If his press conference this afternoon was any indication, President Obama wants the world to know that American debt is still safe. “The markets continue to believe that our status is AAA. … Warren Buffet said that if there were a quadruple-A rating, he’d give us that.”
While Obama disputes the downgrade, he doesn’t actually take issue with Standard and Poor’s assessment of our political system. As he put it, the United States doesn’t need S&P to tell us that “using the debt ceiling as a threat” would be disastrous to our economy, or that Washington gridlock hasn’t been “constructive.”
Insofar that there’s any difference between S&P’s explanation of our debt downgrade and Obama’s endorsement of its reasoning, it’s S&P’s willingness to attack Republicans for turning the debt ceiling into an occasion for brinksmanship, and the president’s refusal to follow suit. Instead, Obama doubled-down on his usual formulation: Both sides need to set aside their shibboleths for the sake of getting something done. In this case, that something involves extending the payroll tax cuts, renewing unemployment insurance, and investing more in improving infrastructure.
Of course, just because Obama won’t say that Republicans are to blame doesn’t mean that they aren’t, and more important, it doesn’t mean that they won’t try this game again. There’s still one battle left on the horizon – the fight over 2012 appropriations – and Republicans show every intention of digging in their heels and forcing Democrats to accept further cuts or even pass a balanced-budget amendment.
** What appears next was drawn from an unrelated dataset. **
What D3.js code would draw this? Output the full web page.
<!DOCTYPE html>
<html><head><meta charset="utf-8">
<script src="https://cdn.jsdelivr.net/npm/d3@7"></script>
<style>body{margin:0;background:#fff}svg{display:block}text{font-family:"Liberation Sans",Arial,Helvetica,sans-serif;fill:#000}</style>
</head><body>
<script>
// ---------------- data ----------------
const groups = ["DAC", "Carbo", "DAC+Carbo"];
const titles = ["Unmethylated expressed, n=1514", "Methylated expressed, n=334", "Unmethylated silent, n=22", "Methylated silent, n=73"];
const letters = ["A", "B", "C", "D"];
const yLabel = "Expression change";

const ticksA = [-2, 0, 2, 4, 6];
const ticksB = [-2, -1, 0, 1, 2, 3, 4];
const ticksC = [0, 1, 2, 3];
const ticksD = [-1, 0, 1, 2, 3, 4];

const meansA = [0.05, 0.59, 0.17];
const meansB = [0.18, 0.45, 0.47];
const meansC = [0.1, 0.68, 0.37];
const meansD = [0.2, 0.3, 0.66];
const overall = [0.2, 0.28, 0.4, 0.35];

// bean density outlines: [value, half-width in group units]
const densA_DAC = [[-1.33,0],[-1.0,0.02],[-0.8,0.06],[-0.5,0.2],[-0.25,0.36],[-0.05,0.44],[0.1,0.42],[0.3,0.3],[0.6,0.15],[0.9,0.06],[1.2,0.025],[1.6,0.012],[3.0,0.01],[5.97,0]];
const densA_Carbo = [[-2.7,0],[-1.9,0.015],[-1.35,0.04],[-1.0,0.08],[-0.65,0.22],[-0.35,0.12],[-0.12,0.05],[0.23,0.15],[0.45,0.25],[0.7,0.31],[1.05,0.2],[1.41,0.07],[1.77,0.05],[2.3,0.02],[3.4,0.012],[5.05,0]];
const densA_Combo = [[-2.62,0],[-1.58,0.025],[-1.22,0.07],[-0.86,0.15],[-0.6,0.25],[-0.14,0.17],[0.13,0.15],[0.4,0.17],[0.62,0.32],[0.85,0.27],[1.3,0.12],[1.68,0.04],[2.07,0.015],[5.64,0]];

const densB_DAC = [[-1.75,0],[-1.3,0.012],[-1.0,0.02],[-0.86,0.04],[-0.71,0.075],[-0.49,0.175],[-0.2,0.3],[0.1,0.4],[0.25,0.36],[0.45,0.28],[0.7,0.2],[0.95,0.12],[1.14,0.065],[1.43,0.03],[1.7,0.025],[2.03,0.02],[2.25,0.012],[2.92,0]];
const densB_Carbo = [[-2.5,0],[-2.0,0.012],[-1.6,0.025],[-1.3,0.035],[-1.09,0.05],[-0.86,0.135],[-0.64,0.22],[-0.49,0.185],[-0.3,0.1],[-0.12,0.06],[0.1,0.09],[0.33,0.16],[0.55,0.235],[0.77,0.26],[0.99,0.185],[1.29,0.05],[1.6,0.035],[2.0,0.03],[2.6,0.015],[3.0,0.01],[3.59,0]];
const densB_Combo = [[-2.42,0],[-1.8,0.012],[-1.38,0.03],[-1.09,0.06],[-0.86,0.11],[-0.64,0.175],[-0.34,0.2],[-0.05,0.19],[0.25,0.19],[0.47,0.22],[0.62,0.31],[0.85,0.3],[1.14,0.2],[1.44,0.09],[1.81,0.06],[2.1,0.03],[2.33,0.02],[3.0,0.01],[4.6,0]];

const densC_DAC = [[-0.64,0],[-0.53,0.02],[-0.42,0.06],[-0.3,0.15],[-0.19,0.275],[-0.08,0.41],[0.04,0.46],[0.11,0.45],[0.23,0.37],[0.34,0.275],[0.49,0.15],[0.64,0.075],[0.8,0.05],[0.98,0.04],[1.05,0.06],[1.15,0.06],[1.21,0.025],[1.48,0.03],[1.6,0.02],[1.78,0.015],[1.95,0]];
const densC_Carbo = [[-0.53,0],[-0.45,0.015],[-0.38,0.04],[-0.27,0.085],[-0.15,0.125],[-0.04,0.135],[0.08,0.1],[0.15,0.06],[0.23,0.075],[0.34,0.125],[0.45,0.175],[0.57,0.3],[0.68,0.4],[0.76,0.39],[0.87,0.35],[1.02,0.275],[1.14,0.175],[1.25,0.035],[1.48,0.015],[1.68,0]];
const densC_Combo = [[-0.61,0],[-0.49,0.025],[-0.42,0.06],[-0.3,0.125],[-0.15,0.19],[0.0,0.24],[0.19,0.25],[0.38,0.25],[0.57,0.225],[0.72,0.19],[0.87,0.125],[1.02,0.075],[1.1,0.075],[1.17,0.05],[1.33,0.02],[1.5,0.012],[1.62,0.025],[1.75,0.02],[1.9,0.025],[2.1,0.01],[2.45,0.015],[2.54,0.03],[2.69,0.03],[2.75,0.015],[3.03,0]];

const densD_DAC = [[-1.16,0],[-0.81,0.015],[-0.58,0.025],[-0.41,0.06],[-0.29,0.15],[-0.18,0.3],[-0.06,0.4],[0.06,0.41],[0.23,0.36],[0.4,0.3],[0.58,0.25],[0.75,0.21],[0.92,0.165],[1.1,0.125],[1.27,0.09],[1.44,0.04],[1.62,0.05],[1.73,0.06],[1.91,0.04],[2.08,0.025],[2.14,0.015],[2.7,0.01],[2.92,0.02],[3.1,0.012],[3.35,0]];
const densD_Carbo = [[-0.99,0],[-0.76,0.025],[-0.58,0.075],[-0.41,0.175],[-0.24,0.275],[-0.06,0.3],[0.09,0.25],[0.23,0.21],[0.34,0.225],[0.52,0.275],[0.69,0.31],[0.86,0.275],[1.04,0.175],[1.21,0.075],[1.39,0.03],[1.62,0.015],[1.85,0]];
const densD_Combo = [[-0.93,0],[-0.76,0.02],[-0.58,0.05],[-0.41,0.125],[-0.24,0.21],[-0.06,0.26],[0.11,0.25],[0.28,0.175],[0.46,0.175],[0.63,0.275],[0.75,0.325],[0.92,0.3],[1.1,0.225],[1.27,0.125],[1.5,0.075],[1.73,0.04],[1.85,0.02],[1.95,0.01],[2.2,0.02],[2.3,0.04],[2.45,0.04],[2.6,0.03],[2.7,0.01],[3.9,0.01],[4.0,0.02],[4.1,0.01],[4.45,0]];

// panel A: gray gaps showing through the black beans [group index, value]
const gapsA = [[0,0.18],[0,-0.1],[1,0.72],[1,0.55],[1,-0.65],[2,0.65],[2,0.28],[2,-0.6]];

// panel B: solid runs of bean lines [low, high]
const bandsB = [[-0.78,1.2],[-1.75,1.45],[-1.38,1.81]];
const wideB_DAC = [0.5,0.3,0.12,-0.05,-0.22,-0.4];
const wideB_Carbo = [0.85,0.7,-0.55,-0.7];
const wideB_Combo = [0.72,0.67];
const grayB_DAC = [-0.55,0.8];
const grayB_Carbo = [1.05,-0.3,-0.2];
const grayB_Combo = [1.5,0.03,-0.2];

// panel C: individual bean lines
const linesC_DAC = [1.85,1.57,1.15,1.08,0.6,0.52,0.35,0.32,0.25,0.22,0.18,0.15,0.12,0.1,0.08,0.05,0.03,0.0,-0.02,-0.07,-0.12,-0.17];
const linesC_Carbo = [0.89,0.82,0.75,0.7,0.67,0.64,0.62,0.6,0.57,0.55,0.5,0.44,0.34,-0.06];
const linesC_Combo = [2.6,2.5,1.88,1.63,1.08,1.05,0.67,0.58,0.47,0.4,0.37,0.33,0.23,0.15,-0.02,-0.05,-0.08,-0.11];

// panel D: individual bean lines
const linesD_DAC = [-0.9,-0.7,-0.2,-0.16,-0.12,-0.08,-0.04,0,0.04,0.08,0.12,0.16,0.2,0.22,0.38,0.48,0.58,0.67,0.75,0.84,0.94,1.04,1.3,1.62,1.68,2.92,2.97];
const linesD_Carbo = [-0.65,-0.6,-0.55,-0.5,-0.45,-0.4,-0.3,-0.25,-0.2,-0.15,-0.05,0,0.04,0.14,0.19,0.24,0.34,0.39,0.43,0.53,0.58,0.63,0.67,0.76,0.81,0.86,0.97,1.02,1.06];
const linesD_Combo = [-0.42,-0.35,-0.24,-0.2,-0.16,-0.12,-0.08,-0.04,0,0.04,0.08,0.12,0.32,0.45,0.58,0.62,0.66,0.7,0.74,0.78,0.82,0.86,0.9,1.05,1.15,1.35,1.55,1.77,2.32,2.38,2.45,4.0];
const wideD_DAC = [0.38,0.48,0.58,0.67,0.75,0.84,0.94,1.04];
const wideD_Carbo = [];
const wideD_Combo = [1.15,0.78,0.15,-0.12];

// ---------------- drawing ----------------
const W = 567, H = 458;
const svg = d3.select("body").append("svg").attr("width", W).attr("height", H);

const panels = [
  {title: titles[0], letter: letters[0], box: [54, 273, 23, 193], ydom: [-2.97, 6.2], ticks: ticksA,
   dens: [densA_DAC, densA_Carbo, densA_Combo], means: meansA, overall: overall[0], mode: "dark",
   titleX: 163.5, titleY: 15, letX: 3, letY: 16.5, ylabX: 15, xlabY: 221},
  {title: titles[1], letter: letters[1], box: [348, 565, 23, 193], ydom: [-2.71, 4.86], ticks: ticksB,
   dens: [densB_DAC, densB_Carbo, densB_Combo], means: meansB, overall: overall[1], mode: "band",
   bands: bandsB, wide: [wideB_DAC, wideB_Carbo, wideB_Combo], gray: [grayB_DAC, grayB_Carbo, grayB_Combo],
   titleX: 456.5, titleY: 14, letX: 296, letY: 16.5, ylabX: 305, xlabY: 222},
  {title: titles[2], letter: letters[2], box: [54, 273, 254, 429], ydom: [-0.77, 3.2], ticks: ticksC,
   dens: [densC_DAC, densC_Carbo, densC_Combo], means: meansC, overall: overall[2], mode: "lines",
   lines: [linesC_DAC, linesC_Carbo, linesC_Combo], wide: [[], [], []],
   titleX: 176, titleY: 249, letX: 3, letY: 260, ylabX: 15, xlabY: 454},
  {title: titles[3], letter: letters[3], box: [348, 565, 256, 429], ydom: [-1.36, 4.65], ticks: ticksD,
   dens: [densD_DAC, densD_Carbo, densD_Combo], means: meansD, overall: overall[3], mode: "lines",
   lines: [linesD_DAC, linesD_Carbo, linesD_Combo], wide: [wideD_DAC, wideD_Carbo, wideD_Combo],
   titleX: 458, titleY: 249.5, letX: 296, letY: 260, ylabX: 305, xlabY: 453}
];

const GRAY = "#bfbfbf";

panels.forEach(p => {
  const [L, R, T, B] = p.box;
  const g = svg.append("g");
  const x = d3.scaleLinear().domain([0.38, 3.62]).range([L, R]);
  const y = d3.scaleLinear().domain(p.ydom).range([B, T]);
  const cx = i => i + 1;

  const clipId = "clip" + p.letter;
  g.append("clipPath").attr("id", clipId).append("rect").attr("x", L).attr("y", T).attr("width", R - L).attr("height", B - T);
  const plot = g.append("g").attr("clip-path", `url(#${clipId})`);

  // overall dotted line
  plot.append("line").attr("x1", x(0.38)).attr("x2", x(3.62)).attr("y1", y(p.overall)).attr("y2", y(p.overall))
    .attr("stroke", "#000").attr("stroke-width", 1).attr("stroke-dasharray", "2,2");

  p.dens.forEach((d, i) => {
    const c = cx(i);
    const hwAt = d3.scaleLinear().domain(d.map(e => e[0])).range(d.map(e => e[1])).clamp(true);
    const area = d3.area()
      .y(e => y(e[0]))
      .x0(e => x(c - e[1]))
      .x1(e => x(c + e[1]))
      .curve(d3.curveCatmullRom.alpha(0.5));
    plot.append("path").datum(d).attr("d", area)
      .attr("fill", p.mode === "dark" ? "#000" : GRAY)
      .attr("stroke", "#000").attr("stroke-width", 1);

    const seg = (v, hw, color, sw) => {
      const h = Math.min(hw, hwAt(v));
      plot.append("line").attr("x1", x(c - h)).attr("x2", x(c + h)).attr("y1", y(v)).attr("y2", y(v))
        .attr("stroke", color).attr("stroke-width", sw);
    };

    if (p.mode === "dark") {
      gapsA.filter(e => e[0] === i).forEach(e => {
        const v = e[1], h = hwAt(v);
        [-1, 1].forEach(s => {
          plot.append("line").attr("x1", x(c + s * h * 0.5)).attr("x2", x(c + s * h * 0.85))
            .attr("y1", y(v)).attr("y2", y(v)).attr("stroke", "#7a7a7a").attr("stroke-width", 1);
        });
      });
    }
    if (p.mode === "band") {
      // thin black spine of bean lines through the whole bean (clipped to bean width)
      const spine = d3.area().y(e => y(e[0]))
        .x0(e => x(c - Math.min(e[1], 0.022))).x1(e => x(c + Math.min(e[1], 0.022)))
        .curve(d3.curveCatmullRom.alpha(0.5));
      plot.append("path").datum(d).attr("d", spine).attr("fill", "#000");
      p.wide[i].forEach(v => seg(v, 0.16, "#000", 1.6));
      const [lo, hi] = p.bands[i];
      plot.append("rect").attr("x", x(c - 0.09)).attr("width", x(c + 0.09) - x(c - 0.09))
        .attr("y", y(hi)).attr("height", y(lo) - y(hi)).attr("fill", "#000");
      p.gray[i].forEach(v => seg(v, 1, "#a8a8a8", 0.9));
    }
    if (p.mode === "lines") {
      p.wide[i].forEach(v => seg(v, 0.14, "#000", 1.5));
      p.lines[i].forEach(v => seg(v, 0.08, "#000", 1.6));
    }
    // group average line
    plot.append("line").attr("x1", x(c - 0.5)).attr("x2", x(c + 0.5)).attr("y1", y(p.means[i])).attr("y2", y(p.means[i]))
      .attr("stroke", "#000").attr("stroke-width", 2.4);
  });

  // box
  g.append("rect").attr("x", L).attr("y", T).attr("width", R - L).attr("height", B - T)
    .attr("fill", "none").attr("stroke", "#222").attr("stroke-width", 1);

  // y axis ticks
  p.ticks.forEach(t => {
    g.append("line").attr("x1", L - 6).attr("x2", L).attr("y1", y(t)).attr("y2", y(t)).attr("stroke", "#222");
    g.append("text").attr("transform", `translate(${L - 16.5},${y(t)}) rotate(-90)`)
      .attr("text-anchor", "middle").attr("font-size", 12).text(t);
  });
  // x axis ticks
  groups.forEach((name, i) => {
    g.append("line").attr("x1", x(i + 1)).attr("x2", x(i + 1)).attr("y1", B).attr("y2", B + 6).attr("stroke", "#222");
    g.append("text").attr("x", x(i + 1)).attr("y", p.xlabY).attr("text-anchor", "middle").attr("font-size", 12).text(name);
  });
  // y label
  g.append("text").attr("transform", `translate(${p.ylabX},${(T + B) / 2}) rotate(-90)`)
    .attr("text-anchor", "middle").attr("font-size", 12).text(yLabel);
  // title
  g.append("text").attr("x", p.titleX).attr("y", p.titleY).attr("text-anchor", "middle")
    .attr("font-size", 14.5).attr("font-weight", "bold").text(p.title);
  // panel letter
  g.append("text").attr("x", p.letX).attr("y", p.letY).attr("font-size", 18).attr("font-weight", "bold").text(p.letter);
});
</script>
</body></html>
Strong rhetoric from President Obama won’t change the fundamentals of the situation – right-wing conservatives are still an influential faction in the House Republican caucus – and it won’t move public opinion, but it can gear up liberals, Democrats, and activists for the next budget fight. And given Obama’s flagging reputation with his progressive supporters, it’s probably an avenue he should look into.